**STORED DATA:**
---*---
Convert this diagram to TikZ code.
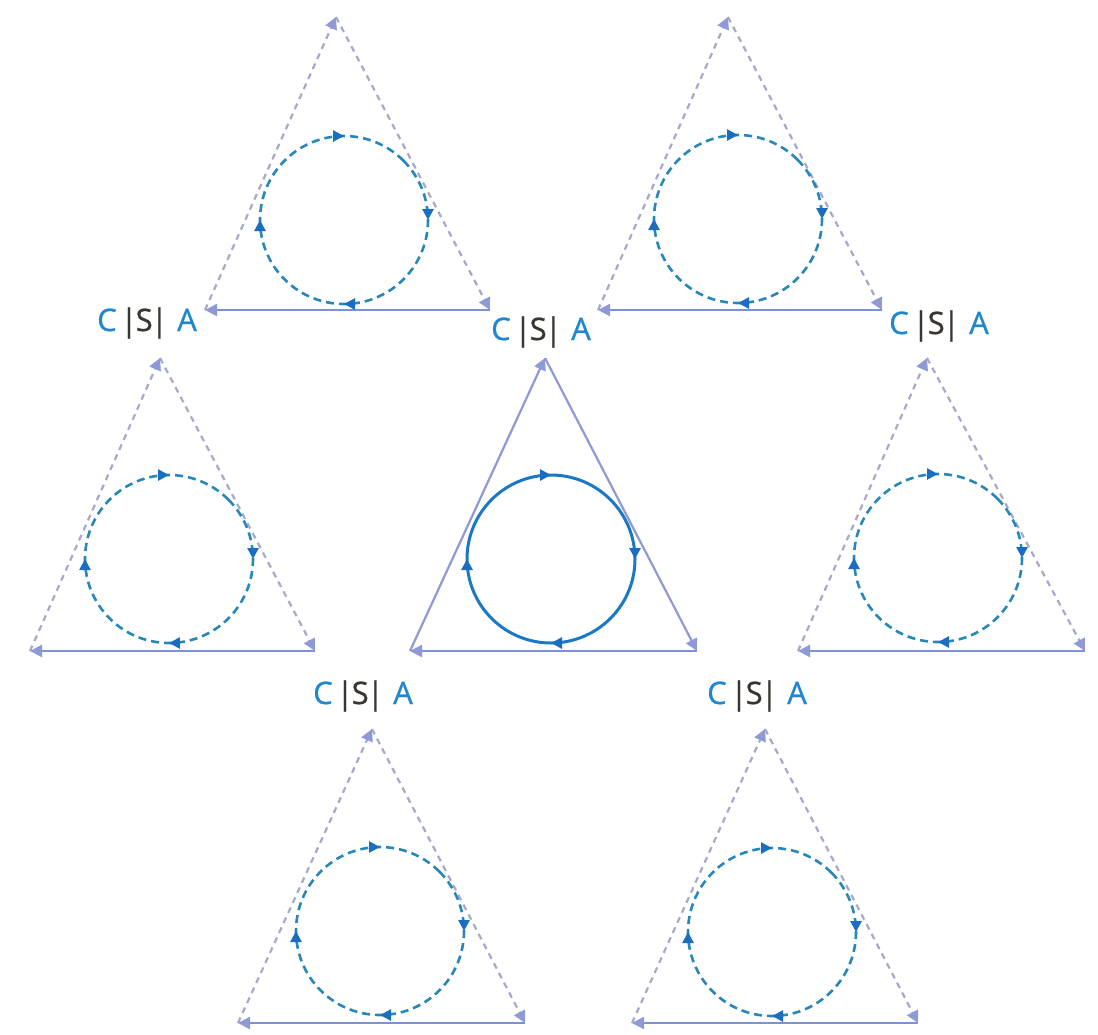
\documentclass[tikz,border=0pt]{standalone}
\usepackage{fontspec}
\setmainfont{Open Sans}
\newfontfamily\labfont[FakeBold=0.8]{Open Sans}
\usetikzlibrary{arrows.meta,decorations.markings}
\definecolor{lav}{HTML}{8E99D6}
\definecolor{lavgrey}{HTML}{A6A8CC}
\definecolor{botblue}{HTML}{7C92D8}
\definecolor{cblue}{HTML}{1B78C4}
\definecolor{dblue}{HTML}{2787B8}
\definecolor{tipblue}{HTML}{1A6EC2}
\definecolor{lblue}{HTML}{1F86D0}
\definecolor{sdark}{HTML}{3A3530}
\tikzset{
  tip/.style={-{Triangle[length=6pt,width=6pt,fill=lav,color=lav]}},
  solidedge/.style={draw=lav,line width=1.1pt,tip},
  dashedge/.style={draw=lavgrey,line width=1.1pt,dash pattern=on 3pt off 2.5pt,tip},
  baseedge/.style={draw=botblue,line width=1.1pt,tip},
  cycmarks/.style={postaction={decorate},decoration={markings,
    mark=at position 0.125 with {\arrow{Triangle[length=5.5pt,width=5.5pt,color=tipblue]}},
    mark=at position 0.375 with {\arrow{Triangle[length=5.5pt,width=5.5pt,color=tipblue]}},
    mark=at position 0.625 with {\arrow{Triangle[length=5.5pt,width=5.5pt,color=tipblue]}},
    mark=at position 0.875 with {\arrow{Triangle[length=5.5pt,width=5.5pt,color=tipblue]}}}},
  solidcyc/.style={draw=cblue,line width=1.5pt,cycmarks},
  dashcyc/.style={draw=dblue,line width=1.3pt,dash pattern=on 4pt off 2.5pt,cycmarks},
  lab/.style={inner sep=0pt,font=\labfont\fontsize{15.5}{18}\selectfont}
}
\newcommand{\csa}{\textcolor{lblue}{C}\hspace{0.12em}\textcolor{sdark}{|\kern-0.06em S\kern-0.06em|}\hspace{0.3em}\textcolor{lblue}{A}}
% \tri{name}{apex}{BL}{BR}{sidestyle}
\newcommand{\tri}[5]{%
  \coordinate (#1a) at (#2);
  \coordinate (#1l) at (#3);
  \coordinate (#1r) at (#4);
  \draw[#5] (#1l) -- (#1a);
  \draw[#5] (#1a) -- (#1r);
  \draw[baseedge] (#1r) -- (#1l);
}
\newcommand{\cyc}[3]{%
  \coordinate (#1c) at (#2);
  \draw[#3] (#1c) ++(-45:84) arc[start angle=-45,end angle=315,radius=84];
}
\begin{document}
\begin{tikzpicture}[x=0.5pt,y=-0.5pt]
\useasboundingbox (0,0) rectangle (1098,1034);
% central
\tri{m}{545,358}{410,651}{697,651}{solidedge}
\cyc{m}{551,559}{solidcyc}
% top-left
\tri{p}{336,17}{205,310}{490,310}{dashedge}
\cyc{p}{344,220}{dashcyc}
% top-right
\tri{q}{728,17}{598,310}{882,310}{dashedge}
\cyc{q}{738,219}{dashcyc}
% middle-left
\tri{u}{160,358}{30,651}{315,651}{dashedge}
\cyc{u}{169,559}{dashcyc}
% middle-right
\tri{v}{927,358}{798,651}{1085,651}{dashedge}
\cyc{v}{938,558}{dashcyc}
% bottom-left
\tri{w}{372,729}{238,1023}{525,1023}{dashedge}
\cyc{w}{380,931}{dashcyc}
% bottom-right
\tri{z}{765,729}{632,1023}{918,1023}{dashedge}
\cyc{z}{772,932}{dashcyc}
% labels
\node[lab] (l1) at (147,323) {\csa};
\node[lab] (l2) at (541,332) {\csa};
\node[lab] (l3) at (939,326) {\csa};
\node[lab] (l4) at (363,696) {\csa};
\node[lab] (l5) at (757,696) {\csa};
\end{tikzpicture}
\end{document}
---*---
**PROBLEM:** Copy each line above precisely, dropping the pictures.

**RESULT FOR THIS EXERCISE:**
Convert this diagram to TikZ code.
\documentclass[tikz,border=0pt]{standalone}
\usepackage{fontspec}
\setmainfont{Open Sans}
\newfontfamily\labfont[FakeBold=0.8]{Open Sans}
\usetikzlibrary{arrows.meta,decorations.markings}
\definecolor{lav}{HTML}{8E99D6}
\definecolor{lavgrey}{HTML}{A6A8CC}
\definecolor{botblue}{HTML}{7C92D8}
\definecolor{cblue}{HTML}{1B78C4}
\definecolor{dblue}{HTML}{2787B8}
\definecolor{tipblue}{HTML}{1A6EC2}
\definecolor{lblue}{HTML}{1F86D0}
\definecolor{sdark}{HTML}{3A3530}
\tikzset{
  tip/.style={-{Triangle[length=6pt,width=6pt,fill=lav,color=lav]}},
  solidedge/.style={draw=lav,line width=1.1pt,tip},
  dashedge/.style={draw=lavgrey,line width=1.1pt,dash pattern=on 3pt off 2.5pt,tip},
  baseedge/.style={draw=botblue,line width=1.1pt,tip},
  cycmarks/.style={postaction={decorate},decoration={markings,
    mark=at position 0.125 with {\arrow{Triangle[length=5.5pt,width=5.5pt,color=tipblue]}},
    mark=at position 0.375 with {\arrow{Triangle[length=5.5pt,width=5.5pt,color=tipblue]}},
    mark=at position 0.625 with {\arrow{Triangle[length=5.5pt,width=5.5pt,color=tipblue]}},
    mark=at position 0.875 with {\arrow{Triangle[length=5.5pt,width=5.5pt,color=tipblue]}}}},
  solidcyc/.style={draw=cblue,line width=1.5pt,cycmarks},
  dashcyc/.style={draw=dblue,line width=1.3pt,dash pattern=on 4pt off 2.5pt,cycmarks},
  lab/.style={inner sep=0pt,font=\labfont\fontsize{15.5}{18}\selectfont}
}
\newcommand{\csa}{\textcolor{lblue}{C}\hspace{0.12em}\textcolor{sdark}{|\kern-0.06em S\kern-0.06em|}\hspace{0.3em}\textcolor{lblue}{A}}
% \tri{name}{apex}{BL}{BR}{sidestyle}
\newcommand{\tri}[5]{%
  \coordinate (#1a) at (#2);
  \coordinate (#1l) at (#3);
  \coordinate (#1r) at (#4);
  \draw[#5] (#1l) -- (#1a);
  \draw[#5] (#1a) -- (#1r);
  \draw[baseedge] (#1r) -- (#1l);
}
\newcommand{\cyc}[3]{%
  \coordinate (#1c) at (#2);
  \draw[#3] (#1c) ++(-45:84) arc[start angle=-45,end angle=315,radius=84];
}
\begin{document}
\begin{tikzpicture}[x=0.5pt,y=-0.5pt]
\useasboundingbox (0,0) rectangle (1098,1034);
% central
\tri{m}{545,358}{410,651}{697,651}{solidedge}
\cyc{m}{551,559}{solidcyc}
% top-left
\tri{p}{336,17}{205,310}{490,310}{dashedge}
\cyc{p}{344,220}{dashcyc}
% top-right
\tri{q}{728,17}{598,310}{882,310}{dashedge}
\cyc{q}{738,219}{dashcyc}
% middle-left
\tri{u}{160,358}{30,651}{315,651}{dashedge}
\cyc{u}{169,559}{dashcyc}
% middle-right
\tri{v}{927,358}{798,651}{1085,651}{dashedge}
\cyc{v}{938,558}{dashcyc}
% bottom-left
\tri{w}{372,729}{238,1023}{525,1023}{dashedge}
\cyc{w}{380,931}{dashcyc}
% bottom-right
\tri{z}{765,729}{632,1023}{918,1023}{dashedge}
\cyc{z}{772,932}{dashcyc}
% labels
\node[lab] (l1) at (147,323) {\csa};
\node[lab] (l2) at (541,332) {\csa};
\node[lab] (l3) at (939,326) {\csa};
\node[lab] (l4) at (363,696) {\csa};
\node[lab] (l5) at (757,696) {\csa};
\end{tikzpicture}
\end{document}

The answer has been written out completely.